All these properties are directly related to the Bot module. Bot classification type can be assigned in a Bot mapping based on general request properties like the source IP or an HTTP header value.

To fit this concept into the object model, an extra message type has been added to encapsulate the matching functionality of a BotMappingRule: BotMappingRuleMatchTarget code.

In addition to the three Bot results mentioned above, the following request properties can be used in Bot mappings:

  • The client IP address. Here the full flexibility of the existing IpAddrMatch message is supported, that is, matching can be configured by individual IP, prefix, range and IP group. If multiple targets are configured, they are combined by logical OR.

Note:

Client IP is subject to the option Use_True_Client_IP. Client IP might be equal to source IP from layer-3 header or equal to the fetched IP from user-defined HTTP header. For more information, see True Client IP in L7 Security Features in the VMware NSX Advanced Load Balancer Configuration Guide.

  • You can specify the HTTP method using a MethodMatch message. If multiple values are supplied, logical OR is implied.

  • The path requested by the client. The usual string operations supported for a PathMatch message can be configured with the exception of regular expressions.

  • A combination of HTTP headers can used for matching by using the existing HdrMatch message. Multiple headers are combined by logical OR.

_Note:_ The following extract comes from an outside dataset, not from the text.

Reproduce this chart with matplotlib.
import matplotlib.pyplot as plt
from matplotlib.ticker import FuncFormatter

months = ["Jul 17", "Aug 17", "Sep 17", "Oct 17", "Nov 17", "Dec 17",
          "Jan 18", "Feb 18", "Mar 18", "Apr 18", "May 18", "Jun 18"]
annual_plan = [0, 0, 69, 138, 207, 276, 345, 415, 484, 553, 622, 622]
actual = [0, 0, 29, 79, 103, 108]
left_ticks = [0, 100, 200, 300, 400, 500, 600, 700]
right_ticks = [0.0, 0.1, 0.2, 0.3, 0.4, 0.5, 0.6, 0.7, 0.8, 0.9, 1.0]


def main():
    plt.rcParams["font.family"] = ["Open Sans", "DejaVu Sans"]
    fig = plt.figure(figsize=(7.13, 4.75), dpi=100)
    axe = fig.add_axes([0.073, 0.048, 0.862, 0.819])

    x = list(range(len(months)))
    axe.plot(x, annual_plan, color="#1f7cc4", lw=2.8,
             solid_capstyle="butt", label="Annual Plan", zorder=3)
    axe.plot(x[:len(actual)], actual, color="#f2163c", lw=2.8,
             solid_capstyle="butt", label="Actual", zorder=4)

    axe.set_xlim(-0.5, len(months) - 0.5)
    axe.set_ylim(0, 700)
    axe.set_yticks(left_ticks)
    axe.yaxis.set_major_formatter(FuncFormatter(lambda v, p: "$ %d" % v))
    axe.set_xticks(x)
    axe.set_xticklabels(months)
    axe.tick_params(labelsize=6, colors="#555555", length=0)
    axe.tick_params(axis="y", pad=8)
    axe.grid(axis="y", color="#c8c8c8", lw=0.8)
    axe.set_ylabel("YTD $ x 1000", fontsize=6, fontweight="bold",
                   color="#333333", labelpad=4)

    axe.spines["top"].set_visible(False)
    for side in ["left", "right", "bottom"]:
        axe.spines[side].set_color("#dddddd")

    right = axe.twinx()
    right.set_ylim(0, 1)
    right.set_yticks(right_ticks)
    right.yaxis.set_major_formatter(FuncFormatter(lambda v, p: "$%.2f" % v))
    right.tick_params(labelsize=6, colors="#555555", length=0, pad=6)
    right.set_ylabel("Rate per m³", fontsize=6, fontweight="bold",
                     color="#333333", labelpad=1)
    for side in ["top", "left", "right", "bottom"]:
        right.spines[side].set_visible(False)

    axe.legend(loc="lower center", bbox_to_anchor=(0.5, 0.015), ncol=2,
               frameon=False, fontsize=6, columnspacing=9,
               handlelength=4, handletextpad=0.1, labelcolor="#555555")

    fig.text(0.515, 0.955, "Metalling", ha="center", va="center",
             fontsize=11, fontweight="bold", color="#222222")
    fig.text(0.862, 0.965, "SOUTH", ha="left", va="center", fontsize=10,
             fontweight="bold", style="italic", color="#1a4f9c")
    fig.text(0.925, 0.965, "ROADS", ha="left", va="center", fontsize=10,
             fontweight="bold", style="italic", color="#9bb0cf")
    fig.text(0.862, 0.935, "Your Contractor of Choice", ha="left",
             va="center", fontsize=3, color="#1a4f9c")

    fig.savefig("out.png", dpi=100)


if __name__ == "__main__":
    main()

  • For convenience, the host header can be configured more easily by specifying a HostHdrMatch message.

As with the previously supported properties, all specified properties in a BotMappingRuleMatchTarget have to be matched for the overall match to be successful.

Actions

The last step is to define the action that needs to be taken to control the behavior of Bots that have been classified.

This is done using HTTP Security policies under Policies section in the Virtual Service Policies chapter in the VMware NSX Advanced Load Balancer Configuration Guide. The match condition can be one of the classified Bots, and the possible actions are:

  • Allow

  • Close Connection

  • Rate Limit

  • Send Custom Response and so on

Prerequisites

NSX Advanced Load Balancer Cloud Console must be enabled and NSX Advanced Load Balancer Controller should be registered with NSX Advanced Load Balancer Cloud Console.

Extra Memory Requirements

The following are the extra memory requirements:

  • 4 GB of RAM extra needs to be allocated on SE.

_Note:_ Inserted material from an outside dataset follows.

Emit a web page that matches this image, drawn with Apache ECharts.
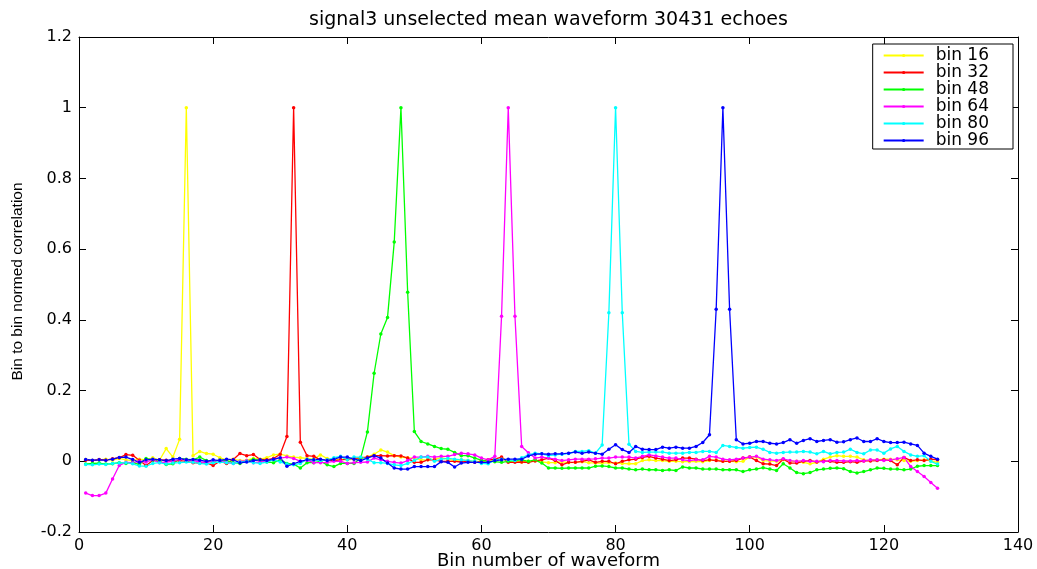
<!DOCTYPE html>
<html>
<head>
<meta charset="utf-8">
<script src="https://cdn.jsdelivr.net/npm/echarts/dist/echarts.min.js"></script>
<style>
html,body{margin:0;padding:0;background:#fff;}
#chart{width:1037px;height:569px;}
</style>
</head>
<body>
<div id="chart"></div>
<script>
const titleText = 'signal3 unselected mean waveform 30431 echoes';
const xName = 'Bin number of waveform';
const yName = 'Bin to bin normed correlation';
const seriesNames = ['bin 16', 'bin 32', 'bin 48', 'bin 64', 'bin 80', 'bin 96'];
const seriesColors = ['#ffff00', '#ff0000', '#00ff00', '#ff00ff', '#00ffff', '#0000ff'];
const xTicks = [0, 20, 40, 60, 80, 100, 120, 140];
const yTicks = [-0.2, 0, 0.2, 0.4, 0.6, 0.8, 1, 1.2];

const bin16 = [
 0.005, 0.002, 0.004, 0.006, 0.003, 0.008, 0.004, 0.002, 0.006, 0.004, 0.010, 0.003, 0.036, 0.012, 0.062, 1.000,
 0.016, 0.028, 0.022, 0.020, 0.010, 0.004, 0.006, 0.002, 0.003, 0.008, 0.006, 0.010, 0.018, 0.020, 0.015, 0.012,
 0.010, 0.008, 0.006, 0.018, 0.008, 0.004, 0.006, 0.004, 0.006, 0.008, 0.012, 0.020, 0.032, 0.026, 0.016, 0.012,
 0.010, 0.008, 0.004, 0.004, 0.006, 0.010, 0.006, 0.002, 0.004, 0.002, 0.000, 0.000, 0.002, 0.004, 0.006, 0.002,
 0.000, -0.002, 0.000, 0.002, -0.002, -0.004, -0.004, -0.001, -0.004, -0.003, -0.001, -0.004, -0.005, -0.005, -0.004, -0.005,
 -0.006, -0.007, -0.007, 0.002, 0.004, 0.002, 0.002, 0.000, 0.000, -0.001, -0.001, 0.000, -0.001, 0.002, 0.004, 0.000,
 0.000, -0.001, 0.000, 0.012, 0.012, 0.002, 0.001, 0.000, 0.004, 0.000, 0.000, -0.003, -0.007, -0.003, 0.006, 0.012,
 0.016, 0.014, 0.014, 0.012, 0.004, 0.002, 0.004, 0.006, 0.006, 0.004, 0.002, 0.000, 0.002, 0.004, 0.001, -0.003
];
const bin32 = [
 0.003, 0.002, 0.005, 0.003, 0.007, 0.010, 0.019, 0.017, 0.003, -0.012, 0.002, 0.004, 0.003, 0.000, 0.002, 0.000,
 -0.004, -0.005, -0.004, -0.012, 0.000, -0.006, 0.005, 0.022, 0.016, 0.019, 0.005, 0.004, 0.008, 0.020, 0.070, 1.000,
 0.054, 0.016, 0.014, 0.004, 0.004, 0.002, 0.004, 0.006, 0.008, 0.010, 0.012, 0.016, 0.016, 0.015, 0.016, 0.015,
 0.009, -0.003, -0.003, 0.004, 0.004, 0.000, 0.000, 0.000, -0.002, 0.000, -0.003, 0.000, 0.004, 0.006, 0.012, -0.003,
 -0.003, -0.002, -0.003, 0.001, 0.004, 0.009, 0.002, -0.010, -0.003, -0.003, 0.000, 0.004, -0.003, 0.000, 0.000, -0.007,
 0.000, 0.004, 0.006, 0.011, 0.014, 0.009, 0.006, 0.002, 0.004, 0.009, 0.009, 0.006, 0.002, 0.004, 0.002, 0.000,
 0.000, 0.002, 0.009, 0.012, 0.002, -0.007, -0.008, -0.012, 0.006, -0.005, -0.005, 0.000, 0.002, -0.002, 0.001, 0.000,
 -0.003, -0.003, -0.001, -0.003, 0.001, 0.001, 0.002, 0.004, 0.002, -0.010, 0.011, 0.002, 0.004, 0.002, 0.006, 0.004
];
const bin48 = [
 -0.008, -0.006, -0.005, -0.008, -0.007, -0.004, -0.006, -0.003, -0.009, 0.008, 0.003, 0.000, -0.009, -0.007, 0.008, 0.006,
 0.004, 0.012, 0.002, -0.002, 0.004, 0.002, -0.004, -0.006, 0.000, 0.006, 0.002, -0.002, -0.004, 0.004, -0.006, -0.008,
 -0.019, -0.004, -0.004, 0.000, -0.010, -0.015, -0.006, -0.006, -0.006, 0.009, 0.083, 0.249, 0.360, 0.407, 0.620, 1.000,
 0.478, 0.084, 0.056, 0.049, 0.042, 0.036, 0.034, 0.025, 0.016, 0.016, 0.009, 0.003, 0.000, -0.001, -0.003, 0.000,
 0.002, 0.004, 0.000, 0.004, -0.005, -0.019, -0.019, -0.020, -0.019, -0.019, -0.019, -0.019, -0.014, -0.013, -0.015, -0.019,
 -0.019, -0.022, -0.024, -0.022, -0.024, -0.024, -0.026, -0.024, -0.026, -0.016, -0.019, -0.019, -0.022, -0.022, -0.022, -0.024,
 -0.024, -0.024, -0.029, -0.024, -0.022, -0.018, -0.022, -0.026, -0.007, -0.019, -0.032, -0.035, -0.032, -0.024, -0.022, -0.020,
 -0.019, -0.021, -0.029, -0.033, -0.029, -0.024, -0.019, -0.020, -0.022, -0.022, -0.024, -0.022, -0.014, -0.012, -0.012, -0.012
];
const bin64 = [
 -0.090, -0.097, -0.097, -0.090, -0.050, -0.012, -0.003, -0.004, 0.000, -0.002, 0.004, -0.004, -0.002, 0.000, 0.006, 0.004,
 0.002, -0.002, -0.003, 0.000, 0.003, -0.003, -0.006, 0.000, 0.002, -0.004, -0.002, 0.000, 0.006, 0.009, 0.012, 0.008,
 0.000, 0.003, -0.004, -0.004, -0.003, 0.000, 0.000, -0.006, -0.004, -0.003, -0.002, 0.009, 0.004, 0.000, -0.003, -0.005,
 0.002, 0.012, 0.012, 0.014, 0.012, 0.014, 0.014, 0.019, 0.023, 0.021, 0.018, 0.009, 0.004, 0.014, 0.410, 1.000,
 0.410, 0.042, 0.024, 0.009, 0.012, 0.009, 0.006, 0.002, 0.004, 0.006, 0.006, 0.006, 0.007, 0.009, 0.009, 0.012,
 0.012, 0.012, 0.009, 0.014, 0.018, 0.015, 0.012, 0.009, 0.009, 0.004, 0.002, 0.004, 0.004, 0.014, 0.012, 0.006,
 0.004, 0.006, 0.009, 0.012, 0.014, 0.006, 0.004, 0.002, 0.007, 0.002, 0.000, 0.002, 0.000, 0.000, -0.001, 0.002,
 0.002, 0.001, 0.001, 0.002, 0.001, 0.004, 0.004, 0.002, 0.004, 0.007, 0.011, -0.015, -0.029, -0.043, -0.060, -0.076
];
const bin80 = [
 -0.009, -0.010, -0.008, -0.009, -0.006, -0.005, -0.004, -0.007, -0.013, -0.014, -0.006, -0.004, -0.008, -0.005, -0.004, -0.002,
 -0.003, -0.006, -0.008, -0.004, -0.002, -0.004, -0.006, -0.002, 0.000, -0.004, -0.006, -0.002, 0.004, -0.002, -0.008, -0.010,
 -0.006, 0.006, 0.004, 0.002, 0.004, 0.010, 0.014, 0.004, 0.012, 0.012, 0.006, -0.004, -0.004, -0.006, -0.010, -0.012,
 -0.006, 0.002, 0.012, 0.012, 0.000, 0.006, 0.008, 0.006, 0.004, 0.002, 0.000, -0.006, -0.007, 0.004, 0.006, 0.004,
 0.002, 0.010, 0.018, 0.023, 0.021, 0.016, 0.018, 0.020, 0.022, 0.028, 0.028, 0.030, 0.023, 0.046, 0.420, 1.000,
 0.420, 0.048, 0.028, 0.025, 0.026, 0.026, 0.026, 0.023, 0.023, 0.023, 0.025, 0.025, 0.028, 0.028, 0.025, 0.045,
 0.042, 0.039, 0.037, 0.039, 0.040, 0.034, 0.025, 0.023, 0.025, 0.026, 0.026, 0.028, 0.026, 0.021, 0.028, 0.021,
 0.025, 0.026, 0.034, 0.025, 0.021, 0.032, 0.032, 0.023, 0.035, 0.042, 0.028, 0.018, 0.014, 0.016, 0.000, -0.008
];
const bin96 = [
 0.005, 0.003, 0.004, 0.003, 0.006, 0.011, 0.012, 0.005, -0.003, 0.004, 0.006, 0.004, 0.002, 0.006, 0.008, 0.004,
 0.005, 0.003, 0.000, 0.004, 0.002, 0.006, 0.004, -0.004, -0.002, 0.002, 0.004, 0.002, 0.006, 0.010, -0.014, -0.007,
 0.000, 0.004, 0.004, 0.006, 0.002, 0.006, 0.012, 0.012, 0.006, 0.002, 0.009, 0.016, 0.009, -0.005, -0.019, -0.022,
 -0.022, -0.015, -0.015, -0.015, -0.015, -0.001, -0.003, -0.016, -0.005, -0.003, -0.003, -0.003, -0.003, 0.002, 0.004, 0.006,
 0.006, 0.006, 0.015, 0.020, 0.021, 0.020, 0.021, 0.021, 0.023, 0.026, 0.023, 0.026, 0.023, 0.020, 0.034, 0.047,
 0.033, 0.025, 0.042, 0.034, 0.033, 0.033, 0.040, 0.037, 0.040, 0.037, 0.037, 0.042, 0.053, 0.075, 0.430, 1.000,
 0.430, 0.061, 0.049, 0.051, 0.056, 0.056, 0.051, 0.049, 0.053, 0.061, 0.051, 0.059, 0.064, 0.056, 0.059, 0.061,
 0.054, 0.055, 0.061, 0.066, 0.056, 0.056, 0.064, 0.056, 0.053, 0.053, 0.054, 0.049, 0.045, 0.023, 0.014, 0.006
];

const seriesValues = [bin16, bin32, bin48, bin64, bin80, bin96];
const binNumbers = bin16.map((_, i) => i + 1);

const FONT = 'DejaVu Sans';
const fmtY = v => String(+(+v).toFixed(1));

const chart = echarts.init(document.getElementById('chart'), null, {renderer: 'canvas'});

const xInterval = xTicks[1] - xTicks[0];
const yInterval = +(yTicks[1] - yTicks[0]).toFixed(1);

const axisCommon = {
  axisLine: {show: true, onZero: false, lineStyle: {color: '#000', width: 1}},
  axisTick: {show: true, inside: true, length: 7, lineStyle: {color: '#000', width: 1}},
  splitLine: {show: false}
};

const option = {
  animation: false,
  backgroundColor: '#fff',
  title: {
    text: titleText,
    left: 309,
    top: 11,
    padding: 0,
    textStyle: {fontFamily: FONT, fontSize: 19, fontWeight: 'normal', color: '#000'}
  },
  legend: {
    data: seriesNames,
    orient: 'vertical',
    right: 24,
    top: 44,
    itemWidth: 40,
    itemHeight: 4,
    itemGap: 0,
    padding: [3, 24, 0, 10],
    backgroundColor: '#fff',
    borderColor: '#000',
    borderWidth: 1,
    borderRadius: 0,
    selectedMode: false,
    textStyle: {fontFamily: FONT, fontSize: 17, color: '#000', padding: [0, 0, 0, 7]}
  },
  grid: {left: 79, right: 19, top: 37, bottom: 37, containLabel: false, outerBoundsMode: 'none'},
  xAxis: [
    Object.assign({}, axisCommon, {
      type: 'value', min: xTicks[0], max: xTicks[xTicks.length - 1], interval: xInterval,
      position: 'bottom',
      name: xName, nameLocation: 'middle', nameGap: 20, nameMoveOverlap: false,
      nameTextStyle: {fontFamily: FONT, fontSize: 18, color: '#000'},
      axisLabel: {fontFamily: FONT, fontSize: 16, color: '#000', margin: 6}
    }),
    Object.assign({}, axisCommon, {
      type: 'value', min: xTicks[0], max: xTicks[xTicks.length - 1], interval: xInterval,
      position: 'top', axisLabel: {show: false}
    })
  ],
  yAxis: [
    Object.assign({}, axisCommon, {
      type: 'value', min: yTicks[0], max: yTicks[yTicks.length - 1], interval: yInterval,
      position: 'left',
      name: yName, nameLocation: 'middle', nameGap: 53, nameRotate: 90, nameMoveOverlap: false,
      nameTextStyle: {fontFamily: 'Liberation Sans', fontSize: 15.5, color: '#000', padding: [0, 0, 0, 6]},
      axisLabel: {fontFamily: FONT, fontSize: 16, color: '#000', margin: 7, formatter: fmtY}
    }),
    Object.assign({}, axisCommon, {
      type: 'value', min: yTicks[0], max: yTicks[yTicks.length - 1], interval: yInterval,
      position: 'right', axisLabel: {show: false}
    })
  ],
  series: seriesNames.map((name, k) => ({
    name: name,
    type: 'line',
    xAxisIndex: 0,
    yAxisIndex: 0,
    data: seriesValues[k].map((v, i) => [binNumbers[i], v]),
    color: seriesColors[k],
    symbol: 'circle',
    symbolSize: 3.5,
    showSymbol: true,
    showAllSymbol: true,
    lineStyle: {width: 1.3, color: seriesColors[k]},
    itemStyle: {color: seriesColors[k]},
    emphasis: {disabled: true},
    silent: true
  }))
};

chart.setOption(option);
</script>
</body>
</html>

  • 600 MB extra config shared memory.

    • SE-Group property extra_shared_config_memory. Once extra shared config memory is allocated, you need to reboot the system.

      Note:

      Rebooting can lead to disruption in traffic.

For more information, see Extra Shared Memory in the VMware NSX Advanced Load Balancer Configuration Guide to understand the additional memory requirements and configure the same.

System Limits for Bot Management

The details of system limits for Bot management is explained in VMware Configuration Limits. You can select the required version in VMware Configuration Limits and check for the system limits.

Bot Configuration

The following are the steps to enable the service on an NSX Advanced Load Balancer Controller:

  1. Navigate to Administration  >  Settings >  Pulse. If the NSX Advanced Load Balancer Controller is registered with the NSX Advanced Load Balancer Cloud Console, as shown below, move to the next step. If the NSX Advanced Load Balancer Controller is not registered with NSX Advanced Load Balancer Cloud Console, see  Getting Started with Pulse for registration process.

  2. Click on the edit NSX Advanced Load Balancer Pulse settings option.

  3. Check IP Reputation and User Agent Db Sync check boxes in Settings:Pulse window, as shown below:



  4. Click Save.

Once it is enabled, you can configure the rest of the entities using the following steps:

  1. Bind the default botdetectionpolicy that is, System-BotDetectionPolicy to the virtual service using the following steps:

    1. Navigate to Applications > Virtual Services . Click on Pencil icon to edit the virtual service.

    2. Bind the System-BotDetectionPolicy to the virtual service.



  2. Add HTTP security policy to take the action on classified Bot.

    1. Click on Policies > HTTP Security. Click on + icon under Add HTTP Security Rule section to add a new rule and assign a name to the rule.

    2. Select Bot management option as the match condition from the drop-down list in Matching Rules section.

    3. Click on ADD under classification and click on Select Classification drop-down menu.

    4. Select the Bot class from the drop-down menu.

    5. Select the required action.



    6. Click Save Rule.

    7. Click Save.